The problem.
Extract the lines from the start through the line that holds "CCS & tripled", both included, omitting all images.

### Given material

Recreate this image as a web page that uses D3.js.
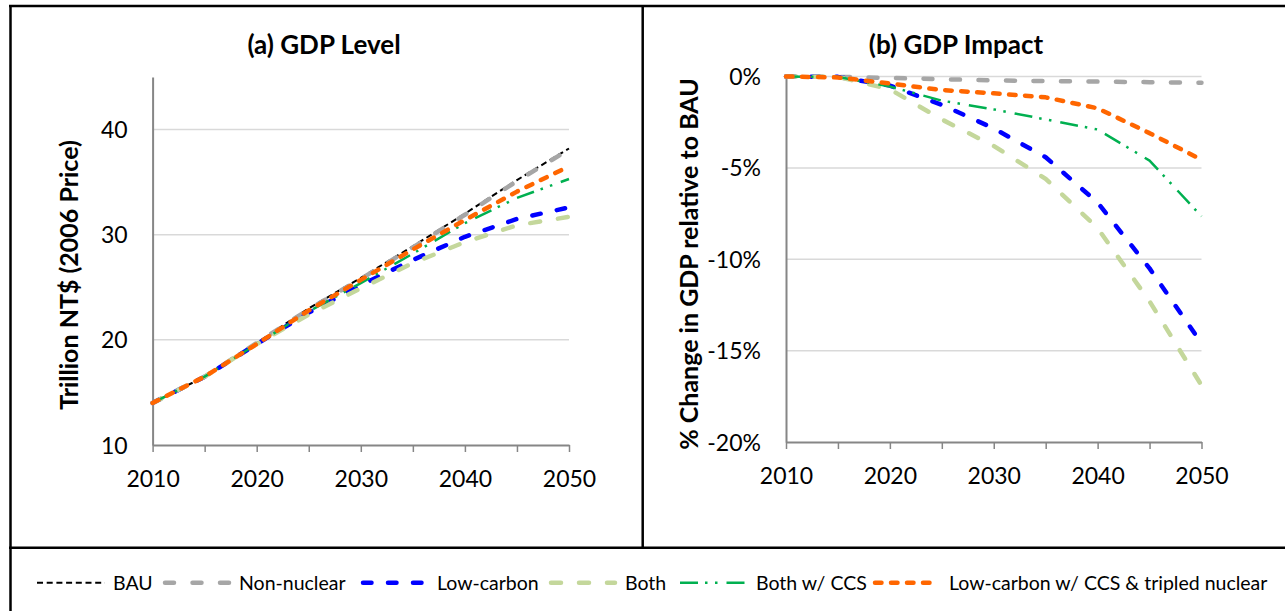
<!DOCTYPE html>
<html>
<head>
<meta charset="utf-8">
<script src="https://cdn.jsdelivr.net/npm/d3@7"></script>
<style>
  body { margin: 0; background: #fff; }
  svg { display: block; }
  text { font-family: Lato, "Open Sans", sans-serif; fill: #000; }
</style>
</head>
<body>
<svg id="chart" width="1285" height="611"></svg>
<script>
// ---- data ----
const years = [2010, 2015, 2020, 2025, 2030, 2035, 2040, 2045, 2050];
const seriesNames = ["BAU", "Non-nuclear", "Low-carbon", "Both", "Both w/ CCS", "Low-carbon w/ CCS & tripled nuclear"];

// GDP level, trillion NT$ (2006 price)
const levelBAU        = [14.0, 16.5, 19.7, 23.0, 25.9, 28.9, 32.0, 35.2, 38.2];
const levelNonNuclear = [14.0, 16.5, 19.7, 22.9, 25.8, 28.8, 31.9, 35.1, 38.1];
const levelLowCarbon  = [14.0, 16.5, 19.6, 22.6, 25.2, 27.6, 29.8, 31.5, 32.6];
const levelBoth       = [14.0, 16.5, 19.6, 22.4, 24.9, 27.3, 29.3, 30.9, 31.7];
const levelBothCCS    = [14.0, 16.5, 19.6, 22.7, 25.4, 28.2, 31.1, 33.5, 35.3];
const levelLowCarbonCCSNuc = [14.0, 16.5, 19.6, 22.8, 25.7, 28.6, 31.4, 34.1, 36.5];

// GDP impact, % change relative to BAU
const impactBAU        = [0, 0, 0, 0, 0, 0, 0, 0, 0];
const impactNonNuclear = [0, -0.02, -0.08, -0.15, -0.21, -0.25, -0.28, -0.31, -0.34];
const impactLowCarbon  = [0, -0.02, -0.5, -1.55, -2.84, -4.42, -6.9, -10.5, -14.6];
const impactBoth       = [0, -0.02, -0.7, -2.35, -3.8, -5.6, -8.3, -12.3, -16.9];
const impactBothCCS    = [0, -0.02, -0.55, -1.32, -1.8, -2.35, -2.9, -4.6, -7.65];
const impactLowCarbonCCSNuc = [0, -0.05, -0.38, -0.74, -0.92, -1.14, -1.74, -3.1, -4.55];

const levelTicks = [10, 20, 30, 40];
const impactTicks = [0, -5, -10, -15, -20];
const yearTicks = [2010, 2015, 2020, 2025, 2030, 2035, 2040, 2045, 2050];
const yearLabels = [2010, 2020, 2030, 2040, 2050];

// ---- line styles, in series order ----
const styles = [
  { color: "#000000", width: 2,   dash: "6,3.7",          cap: "butt"  },
  { color: "#A6A6A6", width: 4.5, dash: "9,18.5",         cap: "round" },
  { color: "#0000FF", width: 4.5, dash: "8.5,16.5",       cap: "round" },
  { color: "#C4D79B", width: 4.5, dash: "10,18",          cap: "round" },
  { color: "#00B050", width: 2.5, dash: "18,7,2.5,7.5,2.5,9", cap: "butt" },
  { color: "#FF6600", width: 4.5, dash: "6.5,9.5",        cap: "round" }
];

const levelSeries = [levelBAU, levelNonNuclear, levelLowCarbon, levelBoth, levelBothCCS, levelLowCarbonCCSNuc];
const impactSeries = [impactBAU, impactNonNuclear, impactLowCarbon, impactBoth, impactBothCCS, impactLowCarbonCCSNuc];

const svg = d3.select("#chart");
const AXIS = "#868686", GRID = "#D9D9D9";

// ---- frame ----
const frame = svg.append("g").attr("stroke", "#000").attr("stroke-width", 2.5);
frame.append("line").attr("x1", 9).attr("x2", 1285).attr("y1", 6).attr("y2", 6);
frame.append("line").attr("x1", 10.5).attr("x2", 10.5).attr("y1", 5).attr("y2", 611);
frame.append("line").attr("x1", 642.7).attr("x2", 642.7).attr("y1", 5).attr("y2", 548);
frame.append("line").attr("x1", 9).attr("x2", 1285).attr("y1", 547.7).attr("y2", 547.7);

function panel(opts) {
  const { x, y, yTicks, yFmt, data, title, titleX, yTitle, yTitleX, yTitleY, drawSeries } = opts;
  const g = svg.append("g");

  // gridlines
  g.append("g").selectAll("line").data(yTicks.filter(t => t !== y.domain()[0])).join("line")
    .attr("x1", x.range()[0]).attr("x2", x.range()[1])
    .attr("y1", d => y(d)).attr("y2", d => y(d))
    .attr("stroke", GRID).attr("stroke-width", 1.5);

  // y axis
  const ya = g.append("g").attr("transform", `translate(${x.range()[0]},0)`)
    .call(d3.axisLeft(y).tickValues(yTicks).tickSize(0).tickSizeOuter(0).tickPadding(25).tickFormat(yFmt));
  ya.select(".domain").attr("stroke", AXIS).attr("stroke-width", 2);
  ya.selectAll("text").attr("font-size", 23).attr("dy", "0.35em")
    .style("font-family", "Lato, sans-serif").attr("fill", "#000");

  // x axis
  const base = y.range()[0];
  const xa = g.append("g").attr("transform", `translate(0,${base})`)
    .call(d3.axisBottom(x).tickValues(yearTicks).tickSize(7).tickSizeOuter(0)
      .tickFormat(d => yearLabels.includes(d) ? String(d) : ""));
  xa.select(".domain").attr("stroke", AXIS).attr("stroke-width", 2);
  xa.selectAll(".tick line").attr("stroke", AXIS).attr("stroke-width", 1.5);
  xa.selectAll("text").attr("font-size", 23).attr("y", 34).attr("dy", "0.35em")
    .style("font-family", "Lato, sans-serif").attr("fill", "#000");

  // series
  const line = d3.line().x((d, i) => x(years[i])).y(d => y(d));
  g.append("g").selectAll("path").data(data).join("path")
    .attr("d", d => line(d))
    .attr("fill", "none")
    .attr("stroke", (d, i) => styles[drawSeries[i]].color)
    .attr("stroke-width", (d, i) => styles[drawSeries[i]].width)
    .attr("stroke-dasharray", (d, i) => styles[drawSeries[i]].dash)
    .attr("stroke-linecap", (d, i) => styles[drawSeries[i]].cap)
    .attr("stroke-linejoin", "round");

  // titles
  g.append("text").attr("x", titleX).attr("y", 54).attr("text-anchor", "middle")
    .attr("font-size", 26).attr("font-weight", "bold").text(title);
  g.append("text").attr("transform", `translate(${yTitleX},${yTitleY}) rotate(-90)`)
    .attr("text-anchor", "middle").attr("dy", "0.35em")
    .attr("font-size", 25).attr("font-weight", "bold").text(yTitle);
}

panel({
  x: d3.scaleLinear([2010, 2050], [152.6, 569]),
  y: d3.scaleLinear([10, 45], [445, 77]),
  yTicks: levelTicks,
  yFmt: d => String(d),
  data: levelSeries,
  drawSeries: [0, 1, 2, 3, 4, 5],
  title: "(a) GDP Level", titleX: 324,
  yTitle: "Trillion NT$ (2006 Price)", yTitleX: 69, yTitleY: 275
});

panel({
  x: d3.scaleLinear([2010, 2050], [786, 1201.5]),
  y: d3.scaleLinear([-20, 0], [442, 76.5]),
  yTicks: impactTicks,
  yFmt: d => `${d}%`,
  data: impactSeries.slice(1),
  drawSeries: [1, 2, 3, 4, 5],
  title: "(b) GDP Impact", titleX: 956,
  yTitle: "% Change in GDP relative to BAU", yTitleX: 689, yTitleY: 264
});

// ---- legend ----
const legendX = [37, 163, 361, 549, 680, 873];
const legendY = 582.7;
const leg = svg.append("g");
seriesNames.forEach((name, i) => {
  const s = styles[i];
  const x0 = legendX[i];
  leg.append("line").attr("x1", x0 + (s.cap === "round" ? 2 : 0)).attr("x2", x0 + 68 - (s.cap === "round" ? 2 : 0))
    .attr("y1", legendY).attr("y2", legendY)
    .attr("stroke", s.color).attr("stroke-width", s.width)
    .attr("stroke-dasharray", s.dash).attr("stroke-linecap", s.cap);
  leg.append("text").attr("x", x0 + 76).attr("y", legendY).attr("dy", "0.35em")
    .attr("font-size", 19.5).text(name);
});
</script>
</body>
</html>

######

Completed task.
Recreate this image as a web page that uses D3.js.
<!DOCTYPE html>
<html>
<head>
<meta charset="utf-8">
<script src="https://cdn.jsdelivr.net/npm/d3@7"></script>
<style>
  body { margin: 0; background: #fff; }
  svg { display: block; }
  text { font-family: Lato, "Open Sans", sans-serif; fill: #000; }
</style>
</head>
<body>
<svg id="chart" width="1285" height="611"></svg>
<script>
// ---- data ----
const years = [2010, 2015, 2020, 2025, 2030, 2035, 2040, 2045, 2050];
const seriesNames = ["BAU", "Non-nuclear", "Low-carbon", "Both", "Both w/ CCS", "Low-carbon w/ CCS & tripled nuclear"];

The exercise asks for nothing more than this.